How to protect yourself next time
Whether this builder eventually shows up or not, here's how to avoid this situation in the future.
Get everything in writing. Quote, scope, payment terms, start date, estimated completion date. Here's what a proper quote should include. If it's not written down, it doesn't exist.
Keep deposits small. 10–15% is normal. Enough to secure materials and commit the builder's time. Anything more than that should ring alarm bells. Never pay more than 20% before a spade hits the ground.
Use stage payments. Tie payments to milestones, not dates. Pay for foundations when foundations are done. Pay for the roof when the roof is on. Don't pay for work that hasn't happened yet. This is exactly the approach that protects against builders who change the price after starting.
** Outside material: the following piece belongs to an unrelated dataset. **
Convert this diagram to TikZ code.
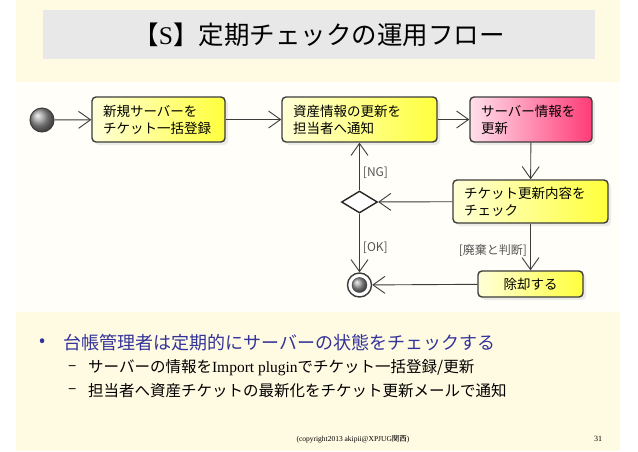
\documentclass[tikz,border=0pt]{standalone}
\usepackage{fontspec}
\setmainfont{Liberation Serif}
\newfontfamily\jpfont{Noto Sans CJK JP}
\usetikzlibrary{arrows.meta,positioning,shapes.geometric,shadows}
\definecolor{slidebg}{HTML}{FFFBE3}
\definecolor{flowbg}{HTML}{FFFEF8}
\definecolor{titlegray}{HTML}{E8E8E8}
\definecolor{bulletblue}{HTML}{333399}
\definecolor{lineclr}{HTML}{3C3C3C}
\definecolor{labelgray}{HTML}{555555}
\definecolor{boxyellowA}{HTML}{FFFFD8}
\definecolor{boxyellowB}{HTML}{FFFF3C}
\definecolor{boxpinkA}{HTML}{FFE0EC}
\definecolor{boxpinkB}{HTML}{FF3C78}
\tikzset{
flowbox/.style={draw=lineclr, line width=1.4pt, rounded corners=4pt, align=left, inner xsep=11pt, inner ysep=3pt, minimum height=45pt, font=\jpfont\fontsize{13.5}{17}\selectfont, left color=boxyellowA, right color=boxyellowB, drop shadow={shadow xshift=3pt, shadow yshift=-3pt, fill=black!15}},
pinkbox/.style={flowbox, left color=boxpinkA, right color=boxpinkB},
flowarrow/.style={-{Straight Barb[length=12pt,width=17pt]}, draw=lineclr, line width=0.9pt},
guardlabel/.style={text=labelgray, font=\jpfont\fontsize{12}{14}\selectfont, inner sep=3pt},
subitem/.style={anchor=west, inner sep=0pt, font=\jpfont\fontsize{15.5}{18}\selectfont}
}

\begin{document}
\begin{tikzpicture}[x=1pt,y=-1pt]
\useasboundingbox (0,0) rectangle (638,451);
\fill[white] (0,0) rectangle (638,451);
\fill[slidebg] (16,0) rectangle (620,451);
\fill[flowbg] (16,82) rectangle (620,312);

\node[fill=titlegray, minimum width=552pt, minimum height=49pt, font=\jpfont\fontsize{25.5}{28}\selectfont] (titlebar) at (319,34.5) {【{\rmfamily S}】定期チェックの運用フロー};

\node[circle, minimum size=24pt, inner sep=0pt, draw=lineclr, line width=1pt, ball color=black!40] (start) at (42,120) {};
\node[flowbox, text width=111pt] (register) at (158.5,119.5) {新規サーバーを\\チケット一括登録};
\node[flowbox, text width=133pt] (notify) at (359.5,119.5) {資産情報の更新を\\担当者へ通知};
\node[pinkbox, text width=100pt] (update) at (531,119.5) {サーバー情報を\\更新};
\node[flowbox, text width=133pt, minimum height=43pt] (check) at (530.5,201.5) {チケット更新内容を\\チェック};
\node[flowbox, text width=83pt, minimum height=26pt, align=center] (retire) at (530.5,284) {除却する};
\node[diamond, minimum width=36pt, minimum height=22pt, inner sep=0pt, draw=black!85, line width=1.4pt, fill=white] (judge) at (359.5,202) {};
\node[circle, minimum size=24pt, inner sep=0pt, draw=lineclr, line width=1.4pt, fill=white] (finish) at (359.5,285) {};
\node[circle, minimum size=15pt, inner sep=0pt, draw=lineclr, ball color=black!40] (finishdot) at (finish) {};

\draw[flowarrow] (start) -- (register);
\draw[flowarrow] (register) -- (notify);
\draw[flowarrow] (notify) -- (update);
\draw[flowarrow] (update) -- (check);
\draw[flowarrow] (check) -- (judge);
\draw[flowarrow] (judge) -- node[guardlabel, right, pos=0.37] {[NG]} (notify);
\draw[flowarrow] (judge) -- node[guardlabel, right, pos=0.58] {[OK]} (finish);
\draw[flowarrow] (check) -- node[guardlabel, left, pos=0.58] {[廃棄と判断]} (retire);
\draw[flowarrow] (retire) -- (finish);

\node[text=bulletblue, font=\jpfont\fontsize{18}{20}\selectfont, inner sep=0pt] (dot) at (43,343) {•};
\node[text=bulletblue, anchor=west, inner sep=0pt, font=\jpfont\fontsize{18}{20}\selectfont] (mainitem) at (63,343) {台帳管理者は定期的にサーバーの状態をチェックする};
\node[subitem] (dashA) at (68,368) {–};
\node[subitem] (subA) at (88,368) {サーバーの情報を{\rmfamily Import plugin}でチケット一括登録/更新};
\node[subitem] (dashB) at (68,391) {–};
\node[subitem] (subB) at (88,391) {担当者へ資産チケットの最新化をチケット更新メールで通知};

\node[font=\fontsize{7.5}{9}\selectfont, inner sep=0pt] (footer) at (353,439) {(copyright2013 akipii@XPJUG{\jpfont 関西})};
\node[font=\fontsize{8}{9}\selectfont, inner sep=0pt] (pageno) at (598,439) {31};
\end{tikzpicture}
\end{document}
Check references. Before you hire, ask for references from recent jobs. Not just "can I see your portfolio?" but "can I speak to someone whose job you finished last month?" A builder who delivers will happily provide names.
Get a baseline estimate. Use MyBuildAlly's cost calculator before you hire so you know whether the quote is realistic. If a builder quotes significantly under market rate, they might be planning to make up the difference through delays, variations, and extras.
Reasonable delays vs red flags - a quick guide
| Situation | Verdict |
|---|---|
| 2–3 weeks wait, builder communicating, start date confirmed | Normal |
| 4–6 weeks, but agreed upfront and builder checking in | Normal |
| 3+ weeks, no communication, no firm start date | Red flag |
| Deposit paid, builder won't return calls | Serious red flag |
| Start date missed twice, excuses keep changing | Serious red flag |
| Builder says "I'll let you know" with no date | Red flag |
| Builder sends updates and explains delay honestly | Probably fine |
The bottom line
Some waiting is normal. Good builders are busy. What's not normal is silence, missed dates, and excuses that keep shifting.
If your builder is communicating, has given you a firm date, and is keeping you in the loop - relax. If they've taken your money and gone quiet - act. Call, write, set a deadline. Don't wait and hope. Hope is not a project management strategy.